Birefringent Polarizers
Birefringent polarizers separate light into different polarization directions inside a material. Instead of just blocking unwanted light, they exploit how different polarization components travel differently. That makes direction of polarization a practical design feature, not just a description.
A quiz or problem set may show you a wave diagram, a polarizer setup, or a reflection diagram and ask which direction the electric field points. You might need to identify whether the light is horizontally or vertically polarized, predict what happens after the wave passes through a filter, or use the angle between two polarization axes in Malus’s law. In lab writeups, you may describe how brightness changes when a polarizer is rotated and connect that change to the electric field orientation. For reflection and Brewster’s angle questions, you may also need to explain why the reflected beam is polarized in a particular direction.

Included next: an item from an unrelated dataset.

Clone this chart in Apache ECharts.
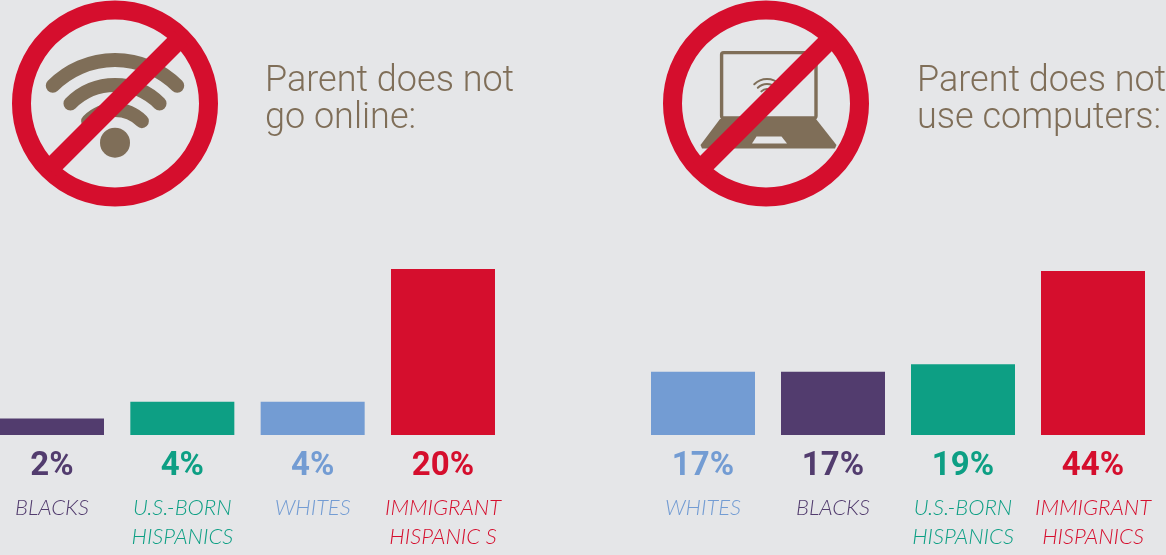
<!DOCTYPE html>
<html>
<head>
<meta charset="utf-8">
<title>Parents and technology use</title>
<script src="https://cdn.jsdelivr.net/npm/echarts@6/dist/echarts.min.js"></script>
<style>
  html, body { margin: 0; padding: 0; background: #e5e6e8; }
  #chart { width: 1166px; height: 555px; }
</style>
</head>
<body>
<div id="chart"></div>
<script>
// Share of each group's parents, in percent
const onlineCategories = ['BLACKS', 'U.S.-BORN\nHISPANICS', 'WHITES', 'IMMIGRANT\nHISPANIC S'];
const onlineGroups = ['black', 'usBorn', 'white', 'immigrant'];
const onlineValues = [2, 4, 4, 20];

const computerCategories = ['WHITES', 'BLACKS', 'U.S.-BORN\nHISPANICS', 'IMMIGRANT\nHISPANICS'];
const computerGroups = ['white', 'black', 'usBorn', 'immigrant'];
const computerValues = [17, 17, 19, 44];

const onlineTitle = 'Parent does not\ngo online:';
const computerTitle = 'Parent does not\nuse computers:';

const groupColors = { black: '#523c6e', usBorn: '#0d9f84', white: '#739cd3', immigrant: '#d50e2d' };
const RED = '#d50e2d', BROWN = '#7f6e58', PAPER = '#e5e6e8';
const deg = Math.PI / 180;

function panel(index, categories, groups, values) {
  const xAxis = {
    gridIndex: index, type: 'category', data: categories,
    axisLine: { show: false }, axisTick: { show: false },
    axisLabel: {
      interval: 0, margin: 58, lineHeight: 29, fontSize: 22, fontStyle: 'italic', fontWeight: 300,
      fontFamily: 'Lato, sans-serif',
      color: (v, i) => groupColors[groups[i]]
    }
  };
  const yAxis = { gridIndex: index, type: 'value', min: 0, max: values[3], show: false, splitLine: { show: false } };
  const series = {
    type: 'bar', xAxisIndex: index, yAxisIndex: index, barWidth: 104, silent: true,
    itemStyle: { color: p => groupColors[groups[p.dataIndex]] },
    label: {
      show: true, position: 'bottom', distance: 15, formatter: '{c}%',
      fontFamily: 'Roboto, sans-serif', fontWeight: 700, fontSize: 33
    },
    data: values.map((v, i) => ({ value: v, label: { color: groupColors[groups[i]] } }))
  };
  return { xAxis, yAxis, series };
}

// Forbidden sign: ring plus diagonal bar, drawn over the icon beneath it
function prohibition(cx, cy) {
  const d = 93 * Math.SQRT1_2;
  return [
    { type: 'circle', shape: { cx, cy, r: 93.5 }, style: { fill: 'none', stroke: RED, lineWidth: 19 } },
    { type: 'line', shape: { x1: cx - d, y1: cy + d, x2: cx + d, y2: cy - d }, style: { stroke: RED, lineWidth: 19 } }
  ];
}

function wifi(cx, cy, radii, width, dot, dotY) {
  const parts = radii.map(r => ({
    type: 'arc',
    shape: { cx, cy, r, startAngle: -135 * deg, endAngle: -45 * deg, clockwise: true },
    style: { fill: 'none', stroke: BROWN, lineWidth: width, lineCap: 'round' }
  }));
  parts.push({ type: 'circle', shape: { cx, cy: dotY, r: dot }, style: { fill: BROWN } });
  return parts;
}

function laptop() {
  return [
    { type: 'rect', shape: { x: 721.6, y: 52.6, width: 94.4, height: 65.4, r: 2 },
      style: { fill: 'none', stroke: BROWN, lineWidth: 3.4 } },
    { type: 'polygon', shape: { points: [[720, 119], [816, 119], [836.5, 145], [835, 148.5], [702, 148.5], [700.5, 145]] },
      style: { fill: BROWN } },
    { type: 'polygon', shape: { points: [[756.5, 136.5], [781.5, 136.5], [787, 143.5], [752, 143.5]] },
      style: { fill: PAPER } }
  ];
}

const a = panel(0, onlineCategories, onlineGroups, onlineValues);
const b = panel(1, computerCategories, computerGroups, computerValues);

const titleStyle = {
  fontFamily: 'Roboto, sans-serif', fontWeight: 300, fontSize: 36, lineHeight: 37, color: BROWN
};

const chart = echarts.init(document.getElementById('chart'), null, { renderer: 'canvas' });
chart.setOption({
  backgroundColor: PAPER,
  animation: false,
  title: [
    { text: onlineTitle, left: 265, top: 63, padding: 0, textStyle: titleStyle },
    { text: computerTitle, left: 917, top: 63, padding: 0, textStyle: titleStyle }
  ],
  grid: [
    { left: -13.17, width: 521.33, top: 269, height: 166, outerBoundsMode: 'none' },
    { left: 638, width: 520, top: 271, height: 164, outerBoundsMode: 'none' }
  ],
  xAxis: [a.xAxis, b.xAxis],
  yAxis: [a.yAxis, b.yAxis],
  series: [a.series, b.series],
  graphic: [
    ...wifi(115, 148, [88, 63, 38], 14, 15, 142.7),
    ...prohibition(115, 103.5),
    ...laptop(),
    ...wifi(767, 97, [18, 13, 8], 2, 2, 94),
    ...prohibition(766, 103.5)
  ]
});
</script>
</body>
</html>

Polarization is the general property or state of the wave, while direction of polarization is the orientation of the electric field within that state. If a question asks whether light is linearly, circularly, or elliptically polarized, that is about polarization type. If it asks which way the electric field points, that is about direction.
Direction of polarization is the orientation of the electric field in an electromagnetic wave, not the direction the wave travels.

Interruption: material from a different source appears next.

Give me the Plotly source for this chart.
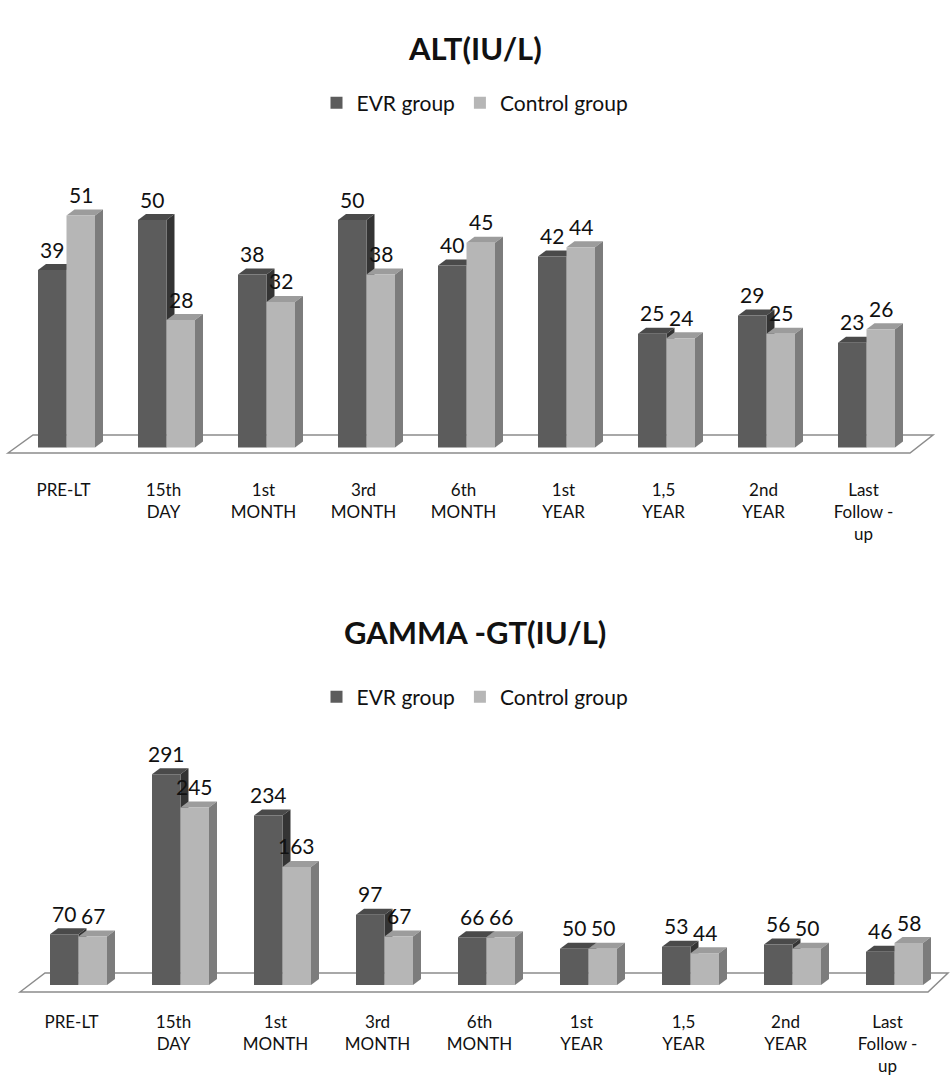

For linearly polarized light, the electric field oscillates in one plane, often described as horizontal or vertical.
The angle between a wave’s polarization direction and a polarizer’s axis controls how much light passes through.
Circular and elliptical polarization do not have one fixed field direction, because the electric field rotates as the wave moves.
This term shows up most often in polarizers, reflections near Brewster’s angle, and optics lab observations of changing brightness.
It is the orientation of the electric field in an electromagnetic wave. In College Physics I, you use it to describe whether the field is vertical, horizontal, or rotating as the wave travels. That orientation matters when light passes through polarizers or reflects off surfaces.
Look at the direction the electric field oscillates in a wave diagram or at the transmission axis of a polarizer setup. For linearly polarized light, the field stays in one plane, so the direction is the line it oscillates along. In a lab, the brightest transmission usually happens when the polarizer axis matches that direction.
No. Light travels in one direction, but the electric field oscillates perpendicular to that direction. The polarization direction describes the field’s orientation, not the path of the wave. That is a common mix-up on optics questions.
Malus’s law uses the angle between the light’s polarization direction and the polarizer’s axis. As that angle increases, less of the electric field gets through, so intensity drops. At 90 degrees, an ideal polarizer blocks the light completely.